Yeah same here. Thought Sonnet had added some ML stuff into their EM simulator.

link

stavros 724 days ago

Opus is better than GPT-4? I've heard mixed experiences.

link

imperio59 724 days ago

That's because the sample size is probably small and for niche prompts or topics.

It's very hard to evaluate whether a model is better than another, especially doing it in a scientifically sound way is time consuming and hard.

This is why I find these types of comments like "model X is so much better than model Y" to be about as useful as "chocolate ice cream is so much better than vanilla"

link

r2_pilot 724 days ago

And both flavors have a base flavor of excrement... Still, since I started using Claude 3 Opus (and now 3.5 Sonnet) a couple of months back, I don't see myself switching from them nor stopping use of LLM-based AI tech; it's just made me feel like the computer is actually working for and with me and even that alone can be enough to get me motivated and accomplish what I set out to do.

link

skapadia 724 days ago

"it's just made me feel like the computer is actually working for and with me and even that alone can be enough to get me motivated and accomplish what I set out to do."

This is a great way to describe what I've been feeling / experiencing as well.

link

r2_pilot 723 days ago

Just an update on my initial impressions of Claude 3.5 Sonnet.

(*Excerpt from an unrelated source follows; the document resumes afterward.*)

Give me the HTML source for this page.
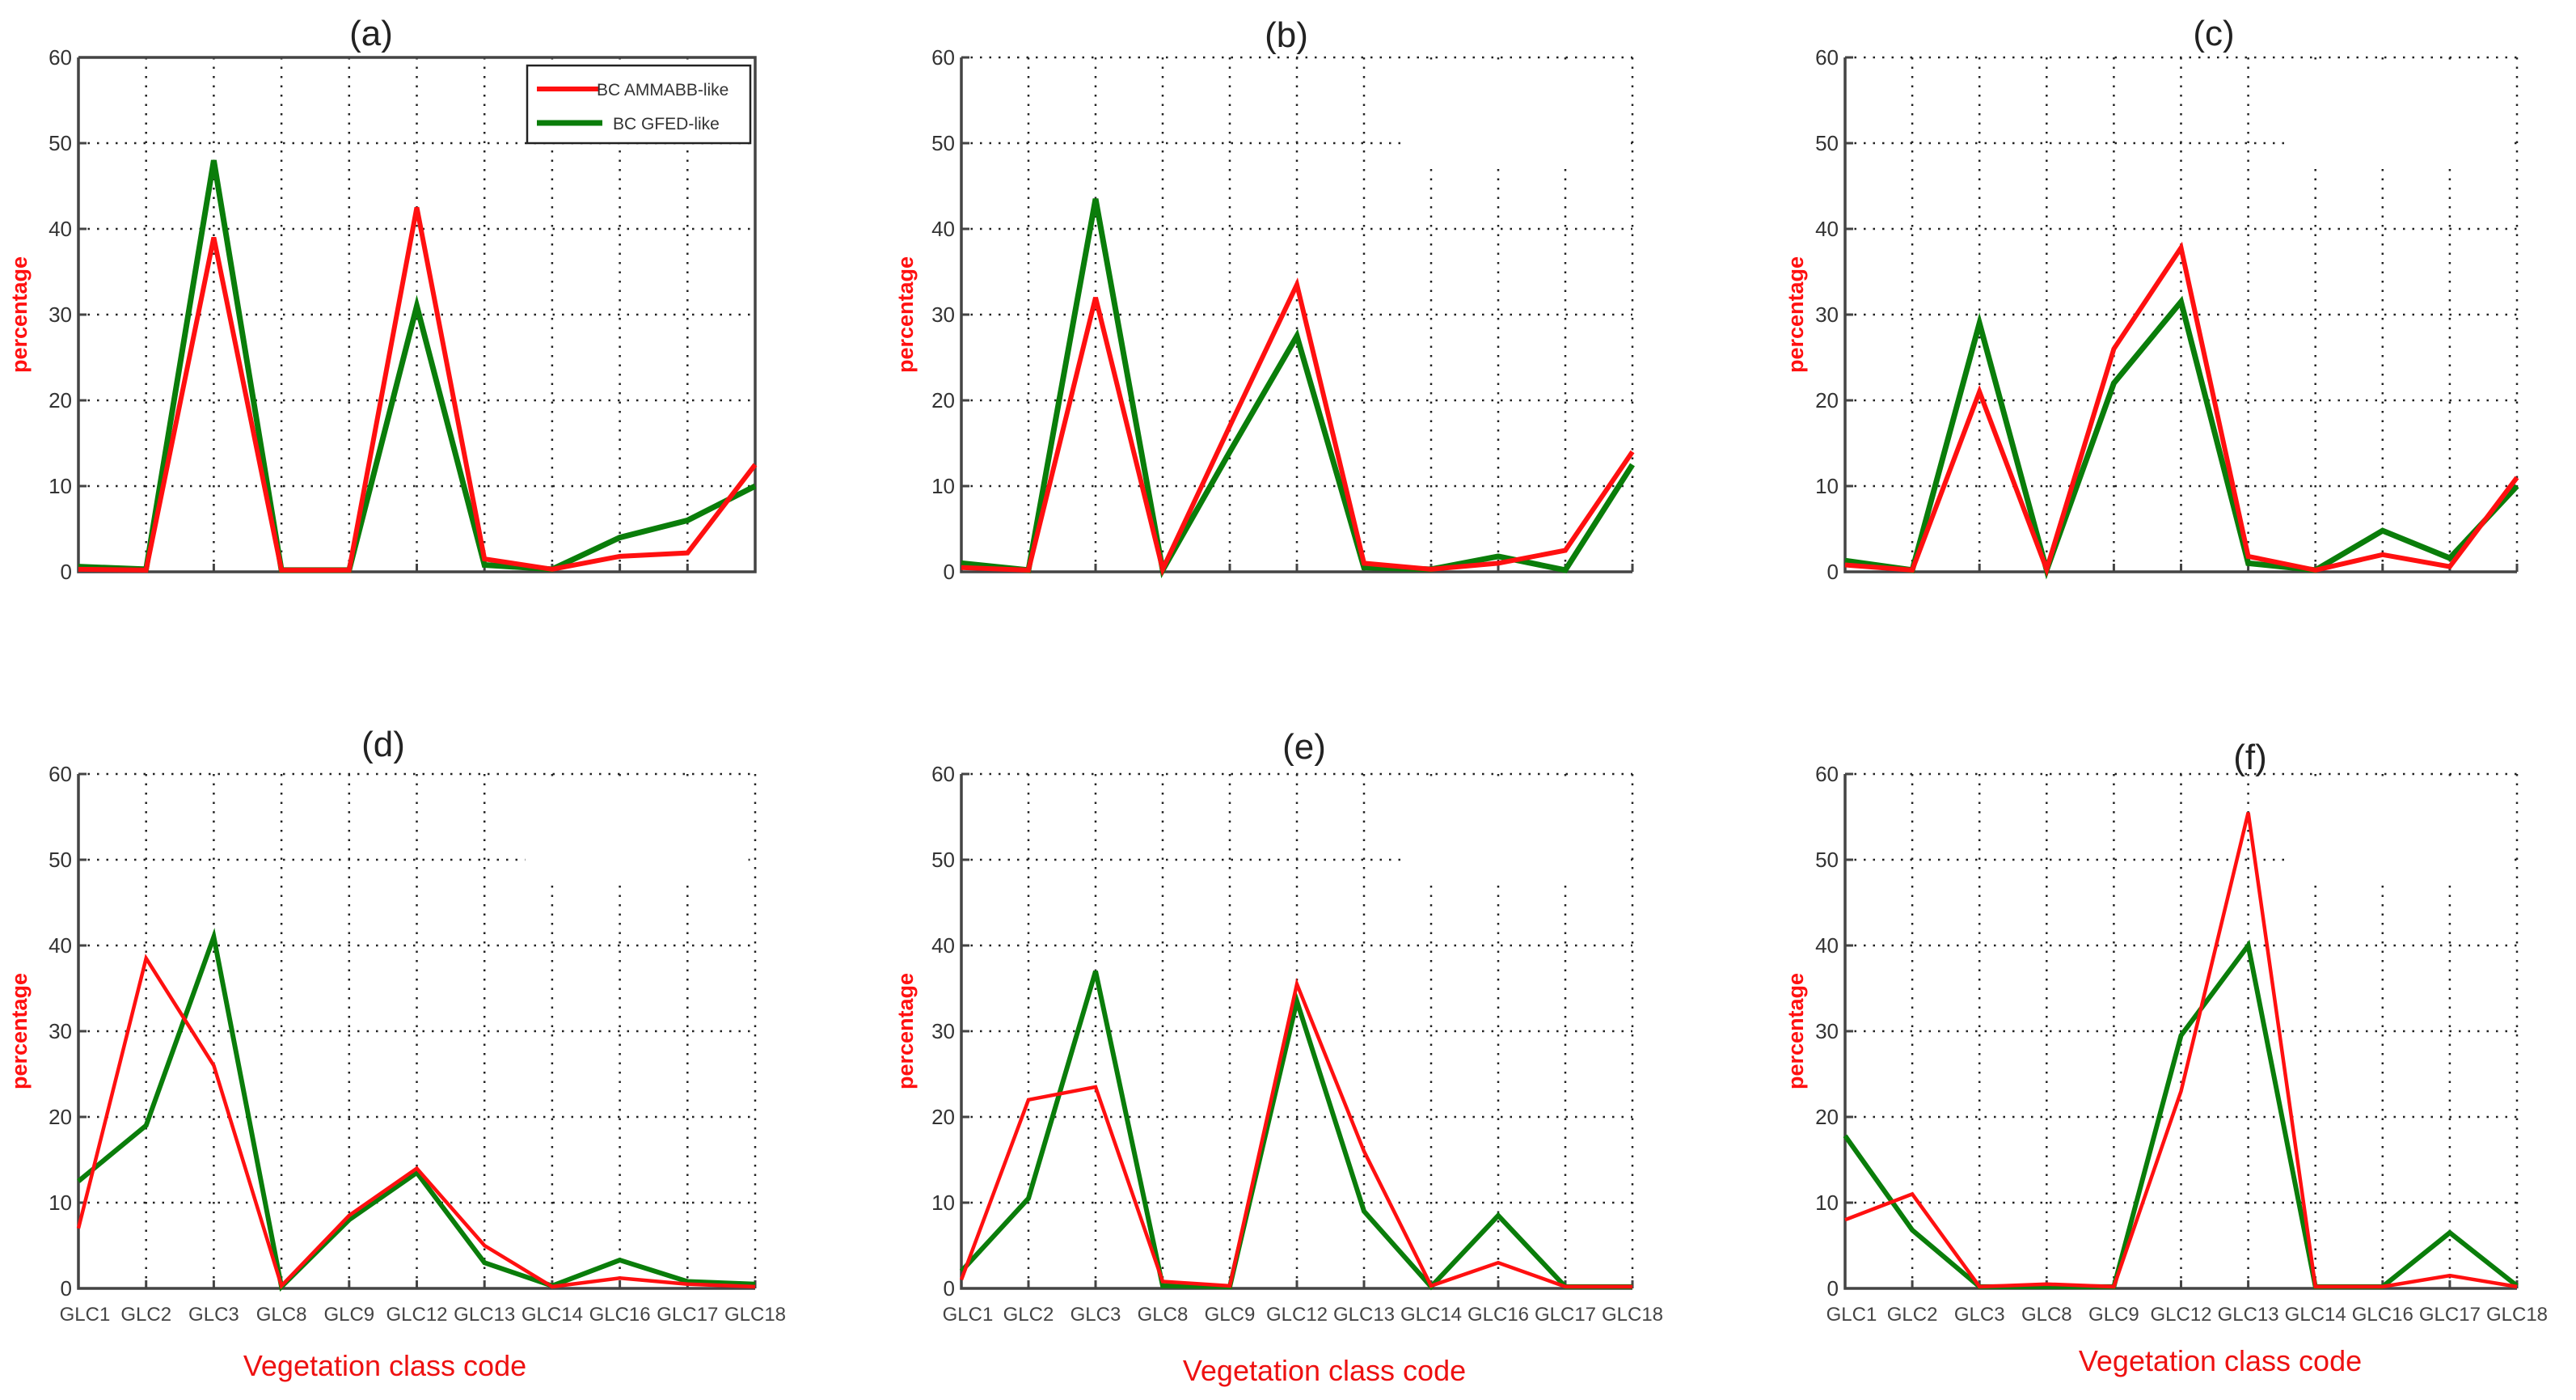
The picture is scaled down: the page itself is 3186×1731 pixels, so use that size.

It's a better programmer than I am in Python; that's not saying much, but this is now two nights in a row I've been impressed with what I've created with it.

link

stavros 724 days ago

True, I just tried it for generating a book summary, and Sonnet 3.5 was very bad. GPT-4o is equally bad at that , gpt-4-turbo is great.

link

netsec_burn 724 days ago

This more likely has to do with context length?

link

stavros 724 days ago

No, all the information is there, but gpt-4o tends to produce bullet points (https://www.thesummarist.net/summary/the-making-of-a-manager...), whereas gpt-4-turbo tends to produce much more readable prose (https://www.thesummarist.net/summary/supercommunicators/the-...).

link

Obscurity4340 723 days ago

How is prose more readable than bullets?